We can have a three-way conversation, too, on some occasions, albeit rare. I don't have conversations with them all the time, either. They're there when they're there, and they aren't when they aren't. Yet even when they aren't, it's like they're there anyway, in the back of my mind, always thinking in either approval or disapproval about what I'm doing.
Like...I kinda figured they'd come out for this blog. (They weren't in my active mind when I began.) In sure form, David came out to say one simple thing: "You are an idiot." He does that. And that's the thing. This is more than just an inner voice. There's distinct characteristics and basics about each of them. Plus my own voice is my own voice. (My own inner voice is fairly androgynous, with it being closer to female when I'm alone and closer to male when I'm interacting with one of them. Which is...again kinda appropriate in that I'm generally female in my own mind yet outwardly interact with others thanks to my closeted nature as a male.)
They sound differently than I do, they speak differently than I do (David more bluntly, the other one...well, hard to describe, just not the same as me), and they seem to have their own desires. (David's a bit primal, the other one...well, mainly, to live a good life.) A fundamental part of me that I can't get rid of, and which I feel like if I snapped could come out and take control...but which as far as I can tell, hasn't.
I know, sounds like BS. That's why I didn't want to talk about it. It sounds like I'm making stuff up to try and tell a story, that maybe I'm exaggerating something that doesn't exist because I want it to. This close to deleting the whole blog post because of it. But all the same...while part of me says that it's possible I'm making them up, I felt something deeper just now. My other voice spoke up with something simple, which I felt in my chest. "No." He didn't even need to say it because I was able to finish the implied follow-through thought from that two-letter word alone: "We're real." They're there. They're a very small part of me. "Yes, we exist."
In a way, it's similar to the feelings I get whenever I doubt being transgendered.

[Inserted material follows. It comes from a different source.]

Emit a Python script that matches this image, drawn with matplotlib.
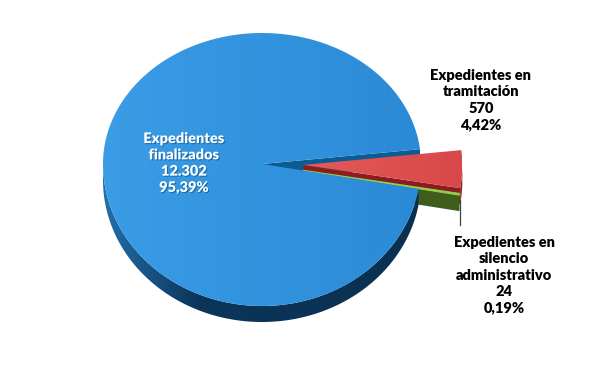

I will think about it. "What if I'm deluding myself? What if it's just my cry for attention? What if I'm trying to be something I'm not?" Yet every time I ask myself, there's always that deep answer. (Ironically enough, spawned from my imaginary friend more often than not.) "It's real. You are who you are. You are a young woman crying out, and that pain you feel...that's not imaginary. There's no way you could fake that. This is no illusion. Go be who you are." More or less, a deep call, a deep cry, telling me that I know I've spoken the truth, even if it seems like a lie, even if it takes years to be accepted, even if it may never come to be as people resist it. That telling, "I know who I am, and this is part of it."
And that's what they are. Not me making things up, but also not a major driving force in my life. Maybe this is a normal thing that a lot of people have. Maybe it's not. Maybe people think I'm fooling myself because this doesn't sound like anything they think is plausible. But it's...there as me.